What the task requires
Print the lines starting at the line containing "Clone this chart in matplotlib." and ending at the line containing "W, H = 569, 447", exactly and in full, without the pictures.

Records for processing
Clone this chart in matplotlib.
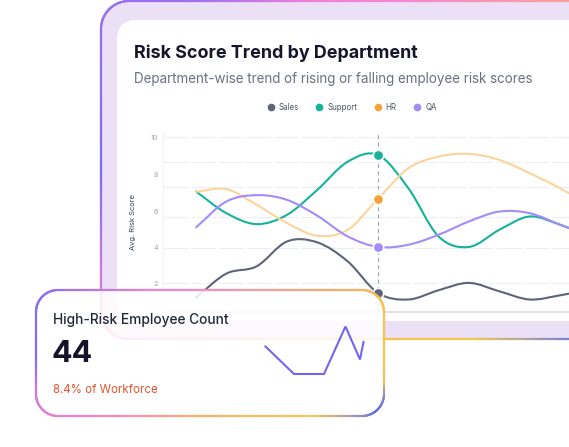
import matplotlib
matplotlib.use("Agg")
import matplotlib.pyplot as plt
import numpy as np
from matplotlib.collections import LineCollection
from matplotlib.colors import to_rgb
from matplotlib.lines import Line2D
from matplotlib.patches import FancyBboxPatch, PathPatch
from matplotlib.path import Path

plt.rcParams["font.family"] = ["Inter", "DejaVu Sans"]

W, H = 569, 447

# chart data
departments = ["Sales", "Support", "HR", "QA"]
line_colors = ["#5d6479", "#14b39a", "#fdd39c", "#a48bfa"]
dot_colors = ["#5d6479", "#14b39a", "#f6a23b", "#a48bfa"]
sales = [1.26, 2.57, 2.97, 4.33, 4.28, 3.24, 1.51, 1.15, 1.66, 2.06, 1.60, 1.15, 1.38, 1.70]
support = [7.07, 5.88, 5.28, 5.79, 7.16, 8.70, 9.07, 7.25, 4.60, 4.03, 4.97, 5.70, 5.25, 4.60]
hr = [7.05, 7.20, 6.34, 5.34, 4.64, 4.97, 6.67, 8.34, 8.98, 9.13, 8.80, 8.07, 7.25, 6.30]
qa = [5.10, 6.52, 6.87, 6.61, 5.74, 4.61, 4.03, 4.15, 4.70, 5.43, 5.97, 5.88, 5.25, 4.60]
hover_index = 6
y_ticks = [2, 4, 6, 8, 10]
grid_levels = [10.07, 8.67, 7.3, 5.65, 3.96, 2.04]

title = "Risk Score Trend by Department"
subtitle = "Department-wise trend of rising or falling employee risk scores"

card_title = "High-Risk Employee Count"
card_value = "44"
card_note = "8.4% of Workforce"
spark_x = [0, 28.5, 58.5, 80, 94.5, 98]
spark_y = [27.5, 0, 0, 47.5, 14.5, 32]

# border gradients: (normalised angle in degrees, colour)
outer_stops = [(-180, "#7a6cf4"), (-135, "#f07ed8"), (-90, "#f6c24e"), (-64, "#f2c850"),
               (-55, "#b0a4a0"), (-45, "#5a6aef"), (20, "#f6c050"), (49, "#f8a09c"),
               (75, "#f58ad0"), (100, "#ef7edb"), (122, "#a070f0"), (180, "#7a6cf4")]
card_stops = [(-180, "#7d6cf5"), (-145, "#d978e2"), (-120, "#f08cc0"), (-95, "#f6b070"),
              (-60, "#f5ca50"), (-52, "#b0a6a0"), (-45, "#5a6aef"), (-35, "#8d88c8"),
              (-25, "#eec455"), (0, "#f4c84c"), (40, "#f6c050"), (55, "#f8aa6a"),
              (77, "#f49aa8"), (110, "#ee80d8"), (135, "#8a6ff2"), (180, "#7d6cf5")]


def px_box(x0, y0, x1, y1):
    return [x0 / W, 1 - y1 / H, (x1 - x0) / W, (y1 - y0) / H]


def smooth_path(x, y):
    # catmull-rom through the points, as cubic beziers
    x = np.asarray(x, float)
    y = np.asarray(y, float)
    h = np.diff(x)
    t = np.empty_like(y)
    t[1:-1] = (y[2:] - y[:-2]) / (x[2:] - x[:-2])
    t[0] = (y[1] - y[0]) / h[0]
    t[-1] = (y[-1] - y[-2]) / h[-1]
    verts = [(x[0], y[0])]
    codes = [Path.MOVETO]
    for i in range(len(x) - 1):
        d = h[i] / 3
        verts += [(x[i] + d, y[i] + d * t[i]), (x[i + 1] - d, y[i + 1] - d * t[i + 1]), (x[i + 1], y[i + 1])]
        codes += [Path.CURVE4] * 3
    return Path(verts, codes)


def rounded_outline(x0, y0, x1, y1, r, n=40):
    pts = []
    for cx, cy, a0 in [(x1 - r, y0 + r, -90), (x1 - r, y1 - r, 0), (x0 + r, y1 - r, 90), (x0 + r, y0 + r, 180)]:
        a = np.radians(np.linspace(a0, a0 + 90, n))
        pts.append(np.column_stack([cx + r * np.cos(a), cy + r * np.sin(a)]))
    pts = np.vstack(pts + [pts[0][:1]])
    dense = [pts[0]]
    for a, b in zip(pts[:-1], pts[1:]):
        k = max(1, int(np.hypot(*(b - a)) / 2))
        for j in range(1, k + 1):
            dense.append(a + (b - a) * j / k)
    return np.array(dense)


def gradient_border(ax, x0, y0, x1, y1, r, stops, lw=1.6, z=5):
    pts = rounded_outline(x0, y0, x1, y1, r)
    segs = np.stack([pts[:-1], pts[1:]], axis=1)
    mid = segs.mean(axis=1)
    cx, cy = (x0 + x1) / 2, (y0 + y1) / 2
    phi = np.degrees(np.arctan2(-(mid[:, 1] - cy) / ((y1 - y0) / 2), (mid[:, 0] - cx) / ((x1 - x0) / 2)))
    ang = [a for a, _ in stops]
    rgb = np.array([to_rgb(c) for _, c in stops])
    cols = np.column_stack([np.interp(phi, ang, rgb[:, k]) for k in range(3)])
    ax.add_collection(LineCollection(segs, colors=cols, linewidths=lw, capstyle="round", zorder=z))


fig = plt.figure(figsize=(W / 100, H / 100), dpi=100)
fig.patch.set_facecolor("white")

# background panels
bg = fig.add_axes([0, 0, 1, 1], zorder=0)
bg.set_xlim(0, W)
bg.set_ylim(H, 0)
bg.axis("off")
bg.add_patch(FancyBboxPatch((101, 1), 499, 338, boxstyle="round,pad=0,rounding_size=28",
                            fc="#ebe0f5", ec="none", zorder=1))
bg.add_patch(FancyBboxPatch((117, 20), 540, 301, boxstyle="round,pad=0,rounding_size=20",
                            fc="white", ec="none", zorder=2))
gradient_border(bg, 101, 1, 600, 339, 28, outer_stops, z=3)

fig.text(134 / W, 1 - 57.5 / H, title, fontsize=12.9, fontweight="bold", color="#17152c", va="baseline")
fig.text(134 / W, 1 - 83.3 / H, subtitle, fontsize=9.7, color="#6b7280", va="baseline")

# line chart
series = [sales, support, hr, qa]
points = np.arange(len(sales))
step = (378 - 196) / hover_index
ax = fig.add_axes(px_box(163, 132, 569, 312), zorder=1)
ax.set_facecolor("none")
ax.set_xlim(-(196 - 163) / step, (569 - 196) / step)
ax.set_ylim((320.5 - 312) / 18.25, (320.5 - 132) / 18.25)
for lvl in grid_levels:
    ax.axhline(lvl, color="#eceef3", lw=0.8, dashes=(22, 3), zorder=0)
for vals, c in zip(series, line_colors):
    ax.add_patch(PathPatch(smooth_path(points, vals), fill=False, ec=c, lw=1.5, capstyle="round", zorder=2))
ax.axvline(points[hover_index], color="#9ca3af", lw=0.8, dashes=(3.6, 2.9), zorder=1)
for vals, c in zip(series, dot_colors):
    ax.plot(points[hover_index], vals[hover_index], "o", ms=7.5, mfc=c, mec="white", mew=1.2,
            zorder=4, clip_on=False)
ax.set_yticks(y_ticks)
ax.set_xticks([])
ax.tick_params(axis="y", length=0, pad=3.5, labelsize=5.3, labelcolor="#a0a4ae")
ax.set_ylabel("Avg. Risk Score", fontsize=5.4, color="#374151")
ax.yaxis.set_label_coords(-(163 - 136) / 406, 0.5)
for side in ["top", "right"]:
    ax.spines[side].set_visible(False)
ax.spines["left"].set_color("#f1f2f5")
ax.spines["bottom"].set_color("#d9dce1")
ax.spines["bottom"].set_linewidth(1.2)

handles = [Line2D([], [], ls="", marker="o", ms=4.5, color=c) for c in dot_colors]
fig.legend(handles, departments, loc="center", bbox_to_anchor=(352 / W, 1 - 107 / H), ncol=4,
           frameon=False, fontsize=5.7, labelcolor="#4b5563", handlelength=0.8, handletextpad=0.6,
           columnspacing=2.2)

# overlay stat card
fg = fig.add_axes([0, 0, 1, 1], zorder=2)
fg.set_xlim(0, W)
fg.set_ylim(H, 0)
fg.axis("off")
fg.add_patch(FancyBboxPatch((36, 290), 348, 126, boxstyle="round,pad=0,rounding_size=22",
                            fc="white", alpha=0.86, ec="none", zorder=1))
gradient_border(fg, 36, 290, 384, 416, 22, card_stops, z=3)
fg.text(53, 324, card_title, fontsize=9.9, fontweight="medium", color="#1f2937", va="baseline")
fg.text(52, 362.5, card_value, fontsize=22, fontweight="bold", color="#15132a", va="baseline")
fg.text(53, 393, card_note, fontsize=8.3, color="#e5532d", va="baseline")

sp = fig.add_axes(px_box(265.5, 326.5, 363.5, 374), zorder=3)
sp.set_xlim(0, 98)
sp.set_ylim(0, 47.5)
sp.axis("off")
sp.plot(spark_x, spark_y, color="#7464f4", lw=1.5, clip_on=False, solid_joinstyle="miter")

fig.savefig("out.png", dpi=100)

...

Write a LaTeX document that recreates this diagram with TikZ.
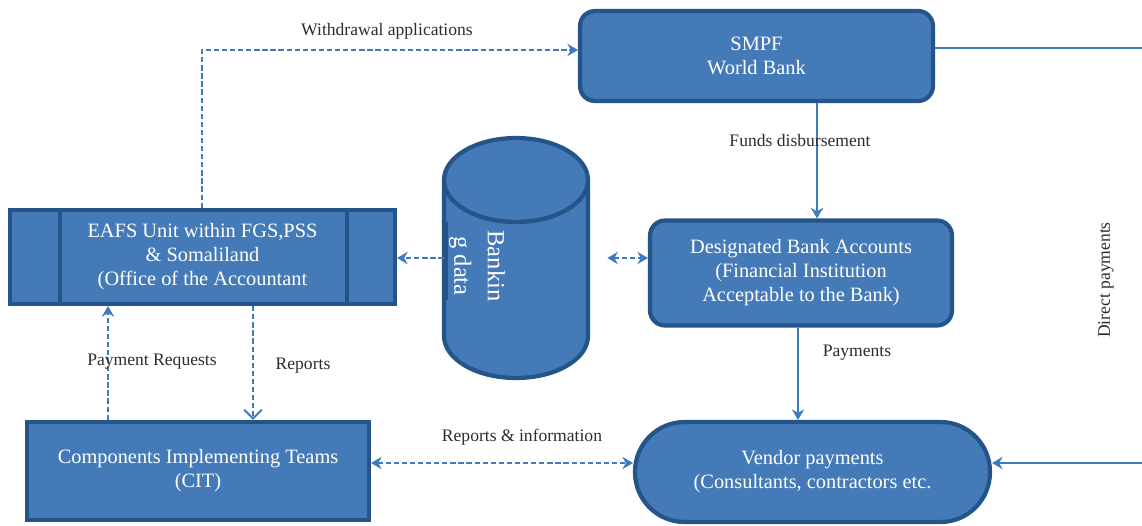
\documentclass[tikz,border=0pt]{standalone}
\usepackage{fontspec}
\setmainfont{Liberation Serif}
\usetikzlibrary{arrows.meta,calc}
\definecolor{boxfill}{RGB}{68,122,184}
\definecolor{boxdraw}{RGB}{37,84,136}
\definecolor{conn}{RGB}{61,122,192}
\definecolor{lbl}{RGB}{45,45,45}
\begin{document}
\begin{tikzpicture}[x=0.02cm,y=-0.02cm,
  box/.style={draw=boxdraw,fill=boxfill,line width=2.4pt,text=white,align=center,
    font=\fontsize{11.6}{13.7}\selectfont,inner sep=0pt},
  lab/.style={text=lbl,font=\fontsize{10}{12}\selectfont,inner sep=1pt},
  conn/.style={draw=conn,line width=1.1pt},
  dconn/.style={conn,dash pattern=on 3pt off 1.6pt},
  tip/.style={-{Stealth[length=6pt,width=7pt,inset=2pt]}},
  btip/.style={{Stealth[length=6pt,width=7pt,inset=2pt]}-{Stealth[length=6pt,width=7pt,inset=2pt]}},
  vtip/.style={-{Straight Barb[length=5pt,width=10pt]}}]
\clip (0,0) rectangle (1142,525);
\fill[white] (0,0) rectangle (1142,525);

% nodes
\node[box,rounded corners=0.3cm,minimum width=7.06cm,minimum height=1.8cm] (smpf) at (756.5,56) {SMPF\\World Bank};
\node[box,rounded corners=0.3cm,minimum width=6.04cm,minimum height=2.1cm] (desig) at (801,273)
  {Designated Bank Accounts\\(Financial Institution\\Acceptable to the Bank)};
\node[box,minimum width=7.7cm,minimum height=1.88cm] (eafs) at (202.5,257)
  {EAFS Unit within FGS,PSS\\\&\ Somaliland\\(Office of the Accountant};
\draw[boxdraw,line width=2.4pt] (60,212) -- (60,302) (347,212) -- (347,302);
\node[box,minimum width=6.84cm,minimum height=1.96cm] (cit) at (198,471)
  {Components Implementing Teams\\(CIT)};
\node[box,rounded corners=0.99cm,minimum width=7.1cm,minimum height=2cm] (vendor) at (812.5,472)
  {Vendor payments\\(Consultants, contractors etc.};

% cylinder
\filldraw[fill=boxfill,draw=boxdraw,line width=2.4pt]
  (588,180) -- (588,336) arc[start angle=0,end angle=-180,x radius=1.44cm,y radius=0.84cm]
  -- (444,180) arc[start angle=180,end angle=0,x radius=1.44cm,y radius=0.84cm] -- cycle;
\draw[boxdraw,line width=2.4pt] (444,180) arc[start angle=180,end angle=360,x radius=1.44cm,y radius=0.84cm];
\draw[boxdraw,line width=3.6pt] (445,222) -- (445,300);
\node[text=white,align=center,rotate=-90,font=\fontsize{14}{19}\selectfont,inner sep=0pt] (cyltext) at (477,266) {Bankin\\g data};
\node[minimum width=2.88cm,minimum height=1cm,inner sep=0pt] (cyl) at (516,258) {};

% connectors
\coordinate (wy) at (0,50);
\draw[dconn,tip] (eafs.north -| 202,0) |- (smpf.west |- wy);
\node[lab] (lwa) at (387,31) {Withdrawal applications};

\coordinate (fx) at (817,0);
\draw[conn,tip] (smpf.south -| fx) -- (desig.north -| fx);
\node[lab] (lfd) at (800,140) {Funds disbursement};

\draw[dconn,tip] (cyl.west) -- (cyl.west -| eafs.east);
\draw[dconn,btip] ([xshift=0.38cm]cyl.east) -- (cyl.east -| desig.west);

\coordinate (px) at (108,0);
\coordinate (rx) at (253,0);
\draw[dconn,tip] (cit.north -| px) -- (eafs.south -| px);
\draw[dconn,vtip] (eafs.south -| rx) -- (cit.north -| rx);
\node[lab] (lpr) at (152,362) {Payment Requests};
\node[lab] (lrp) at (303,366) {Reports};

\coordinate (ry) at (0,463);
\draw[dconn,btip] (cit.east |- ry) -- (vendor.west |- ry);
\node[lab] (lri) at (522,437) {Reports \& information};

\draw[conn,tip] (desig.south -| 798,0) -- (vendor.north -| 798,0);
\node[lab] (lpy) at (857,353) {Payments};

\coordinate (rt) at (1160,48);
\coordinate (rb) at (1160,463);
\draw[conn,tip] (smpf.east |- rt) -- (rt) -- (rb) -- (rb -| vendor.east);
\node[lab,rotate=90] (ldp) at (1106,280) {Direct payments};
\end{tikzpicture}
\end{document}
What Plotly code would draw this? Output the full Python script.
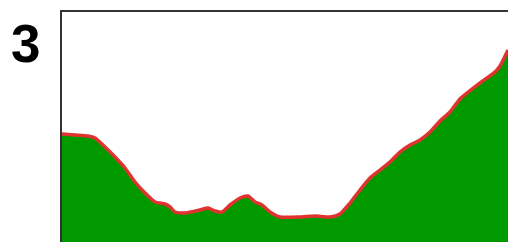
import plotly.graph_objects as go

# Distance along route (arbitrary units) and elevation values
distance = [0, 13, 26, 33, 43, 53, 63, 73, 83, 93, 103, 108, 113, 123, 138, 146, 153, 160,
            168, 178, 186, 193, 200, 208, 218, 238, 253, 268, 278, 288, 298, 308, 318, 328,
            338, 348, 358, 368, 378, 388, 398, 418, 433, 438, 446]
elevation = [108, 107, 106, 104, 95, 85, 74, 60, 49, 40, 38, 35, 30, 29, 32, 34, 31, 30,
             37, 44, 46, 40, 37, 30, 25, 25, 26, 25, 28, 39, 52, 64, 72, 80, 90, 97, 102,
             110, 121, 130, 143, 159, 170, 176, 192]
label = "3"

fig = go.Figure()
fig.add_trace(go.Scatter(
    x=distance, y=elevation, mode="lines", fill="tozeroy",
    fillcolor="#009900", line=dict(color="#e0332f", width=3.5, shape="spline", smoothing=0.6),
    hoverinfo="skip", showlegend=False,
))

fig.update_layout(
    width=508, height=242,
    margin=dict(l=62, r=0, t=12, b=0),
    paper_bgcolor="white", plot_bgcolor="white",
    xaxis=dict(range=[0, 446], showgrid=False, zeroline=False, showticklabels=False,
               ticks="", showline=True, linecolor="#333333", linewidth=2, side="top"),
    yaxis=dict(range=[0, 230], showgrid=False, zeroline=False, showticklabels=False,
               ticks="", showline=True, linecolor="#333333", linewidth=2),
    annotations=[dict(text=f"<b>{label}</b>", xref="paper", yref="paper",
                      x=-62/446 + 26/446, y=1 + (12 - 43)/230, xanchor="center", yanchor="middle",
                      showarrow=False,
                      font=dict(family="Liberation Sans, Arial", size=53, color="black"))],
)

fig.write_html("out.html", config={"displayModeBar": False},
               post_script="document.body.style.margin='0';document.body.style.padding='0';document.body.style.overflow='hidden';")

The reply
Clone this chart in matplotlib.
import matplotlib
matplotlib.use("Agg")
import matplotlib.pyplot as plt
import numpy as np
from matplotlib.collections import LineCollection
from matplotlib.colors import to_rgb
from matplotlib.lines import Line2D
from matplotlib.patches import FancyBboxPatch, PathPatch
from matplotlib.path import Path

plt.rcParams["font.family"] = ["Inter", "DejaVu Sans"]

W, H = 569, 447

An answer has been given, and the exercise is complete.